By Rabbi Ari Enkin, Rabbinic Director, United with Israel
This week’s Torah portion is “Emor” (Leviticus 21:1-24:23), which primarily concerns the laws relating to Kohanim, the priestly tribe of the Jewish people. This is one of the few tribal divisions that is still known to us today and carefully guarded and passed down.
Due to their role and elevated status above the rest of the nation (no, not all Jews were created equal), they have strict rules to ensure their purity.
One of those rules is that a Kohen may not marry a divorcee or a convert. A Kohen Gadol (High Priest) may not even marry a widow. The latter may only marry a woman who has never been married. The ban on Kohanim attending funerals or visiting a cemetery is also strictly observed today.
I want to take this opportunity to discuss the unique marriage restrictions of the High Priest. There is much discussion as to why the Torah was even stricter with the High Priest than other priests, prohibiting the former from marrying even a widow.
According to one mind-boggling interpretation, it is due to the concern that perhaps the High Priest may desire a married woman and thereby pray that her husband die so that he could marry her. Indeed, we are told that when the High Priest entered the Holy of Holies in the Temple on Yom Kippur to pray, anything he asked for would be granted.
Hence, in order to deter him from praying that a certain man should die so that he could marry his wife, the Torah forbade High Priests from marrying widows altogether.
The question is asked: Are we really worried that the holiest man in the world, when he enters the holiest place in the world, on the holiest day of the year, might be thinking of his desire for a woman and praying that her husband die?
The answer is simple: yes, we are worried about that. Nobody is immune from the “evil inclination.” No one. Ever.
We are all human. It doesn’t matter who we are, what position we hold at work, what type of clothes we wear, or what’s in our bank accounts.
The only thing that raises a person and makes him holy is the Torah and the mitzvot (commandments).

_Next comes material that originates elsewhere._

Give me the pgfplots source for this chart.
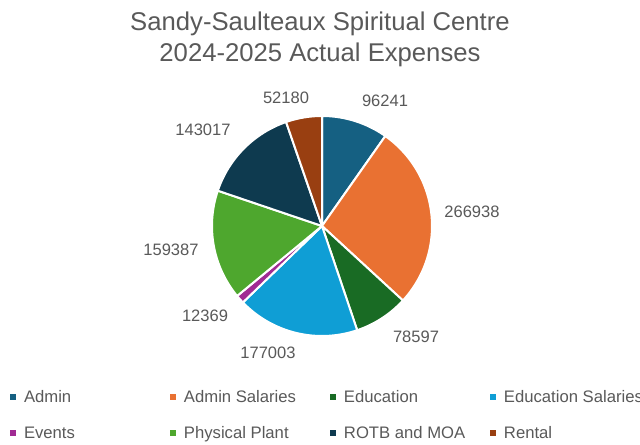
\documentclass[border=0pt]{standalone}
\usepackage{fontspec}
\setmainfont{Liberation Sans}
\usepackage{pgfplots}
\pgfplotsset{compat=1.18}

\definecolor{cA}{HTML}{156082}
\definecolor{cB}{HTML}{E97132}
\definecolor{cC}{HTML}{196B24}
\definecolor{cD}{HTML}{0F9ED5}
\definecolor{cE}{HTML}{A02B93}
\definecolor{cF}{HTML}{4EA72E}
\definecolor{cG}{HTML}{0E3A4F}
\definecolor{cH}{HTML}{993F11}
\definecolor{txtgray}{HTML}{595959}

% data (expenses)
\newcommand\vA{96241}   % Admin
\newcommand\vB{266938}  % Admin Salaries
\newcommand\vC{78597}   % Education
\newcommand\vD{177003}  % Education Salaries
\newcommand\vE{12369}   % Events
\newcommand\vF{159387}  % Physical Plant
\newcommand\vG{143017}  % ROTB and MOA
\newcommand\vH{52180}   % Rental

\edef\T{\fpeval{\vA+\vB+\vC+\vD+\vE+\vF+\vG+\vH}}
\edef\aA{\fpeval{round(90-360*(\vA)/\T,4)}}
\edef\aB{\fpeval{round(90-360*(\vA+\vB)/\T,4)}}
\edef\aC{\fpeval{round(90-360*(\vA+\vB+\vC)/\T,4)}}
\edef\aD{\fpeval{round(90-360*(\vA+\vB+\vC+\vD)/\T,4)}}
\edef\aE{\fpeval{round(90-360*(\vA+\vB+\vC+\vD+\vE)/\T,4)}}
\edef\aF{\fpeval{round(90-360*(\vA+\vB+\vC+\vD+\vE+\vF)/\T,4)}}
\edef\aG{\fpeval{round(90-360*(\vA+\vB+\vC+\vD+\vE+\vF+\vG)/\T,4)}}
\edef\aH{\fpeval{round(90-360*(\vA+\vB+\vC+\vD+\vE+\vF+\vG+\vH)/\T,4)}}

\def\cx{322}
\def\cy{219}
\def\R{110}

\pgfplotsset{
  sqlegend/.style={legend image code/.code={\fill[##1, draw=none] (0pt,-2pt) rectangle (4.5pt,2pt);}},
  slice/.style={forget plot, fill=#1, draw=white, line width=1.5pt, line join=round, samples=61, variable=\t},
}

\begin{document}
\begin{tikzpicture}
\useasboundingbox (0,0) rectangle (480pt,333.75pt);
\begin{axis}[
  at={(0,0)}, anchor=south west,
  x=0.75pt, y=0.75pt,
  xmin=0, xmax=640, ymin=0, ymax=445,
  hide axis, clip=false, enlargelimits=false,
  legend columns=4,
  legend cell align=left,
  legend style={draw=none, fill=none, at={(axis cs:10,56)}, anchor=north west,
    inner sep=0pt, outer sep=0pt, row sep=15pt, column sep=0pt,
    font=\fontsize{12.5}{15}\selectfont, text=txtgray,
    nodes={inner sep=0pt, outer sep=0pt},
    /tikz/every odd column/.append style={column sep=6pt}},
]
\addplot[slice=cA, domain=\aA:90] ({\cx+\R*cos(\t)},{\cy+\R*sin(\t)}) -- (axis cs:\cx,\cy) -- cycle;
\addplot[slice=cB, domain=\aB:\aA] ({\cx+\R*cos(\t)},{\cy+\R*sin(\t)}) -- (axis cs:\cx,\cy) -- cycle;
\addplot[slice=cC, domain=\aC:\aB] ({\cx+\R*cos(\t)},{\cy+\R*sin(\t)}) -- (axis cs:\cx,\cy) -- cycle;
\addplot[slice=cD, domain=\aD:\aC] ({\cx+\R*cos(\t)},{\cy+\R*sin(\t)}) -- (axis cs:\cx,\cy) -- cycle;
\addplot[slice=cE, domain=\aE:\aD] ({\cx+\R*cos(\t)},{\cy+\R*sin(\t)}) -- (axis cs:\cx,\cy) -- cycle;
\addplot[slice=cF, domain=\aF:\aE] ({\cx+\R*cos(\t)},{\cy+\R*sin(\t)}) -- (axis cs:\cx,\cy) -- cycle;
\addplot[slice=cG, domain=\aG:\aF] ({\cx+\R*cos(\t)},{\cy+\R*sin(\t)}) -- (axis cs:\cx,\cy) -- cycle;
\addplot[slice=cH, domain=\aH:\aG] ({\cx+\R*cos(\t)},{\cy+\R*sin(\t)}) -- (axis cs:\cx,\cy) -- cycle;

\addlegendimage{sqlegend, fill=cA}\addlegendentry{\makebox[109.5pt][l]{\strut Admin}}
\addlegendimage{sqlegend, fill=cB}\addlegendentry{\makebox[109.5pt][l]{\strut Admin Salaries}}
\addlegendimage{sqlegend, fill=cC}\addlegendentry{\makebox[109.5pt][l]{\strut Education}}
\addlegendimage{sqlegend, fill=cD}\addlegendentry{\makebox[109.5pt][l]{\strut Education Salaries}}
\addlegendimage{sqlegend, fill=cE}\addlegendentry{\makebox[109.5pt][l]{\strut Events}}
\addlegendimage{sqlegend, fill=cF}\addlegendentry{\makebox[109.5pt][l]{\strut Physical Plant}}
\addlegendimage{sqlegend, fill=cG}\addlegendentry{\makebox[109.5pt][l]{\strut ROTB and MOA}}
\addlegendimage{sqlegend, fill=cH}\addlegendentry{\makebox[109.5pt][l]{\strut Rental}}

\node[align=center, font=\fontsize{19.25}{23.25}\selectfont, text=txtgray, inner sep=0pt] at (axis cs:320,406) {Sandy-Saulteaux Spiritual Centre\\2024-2025 Actual Expenses};

\begin{scope}[every node/.style={font=\fontsize{12.4}{14}\selectfont, text=txtgray, inner sep=0pt}]
\node at (axis cs:385,344) {\vA};
\node at (axis cs:472,233) {\vB};
\node at (axis cs:416,108) {\vC};
\node at (axis cs:268,92) {\vD};
\node at (axis cs:205,129) {\vE};
\node at (axis cs:171,195) {\vF};
\node at (axis cs:203,315) {\vG};
\node at (axis cs:286,347) {\vH};
\end{scope}
\end{axis}
\end{tikzpicture}
\end{document}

There is no such thing as morality, ethics, trust, or dignity outside of Torah. When we let our own sense of judgment dictate morality there is no telling how low we might sink. We have seen that when people use their own sense of judgement and morality, it often leads to evil, sometimes even genocide.
Whether it’s you, me or the High Priest, we have to remember that no one is immune. Only a life that is guided by Torah can bring a person to the proper level of dignity and holiness.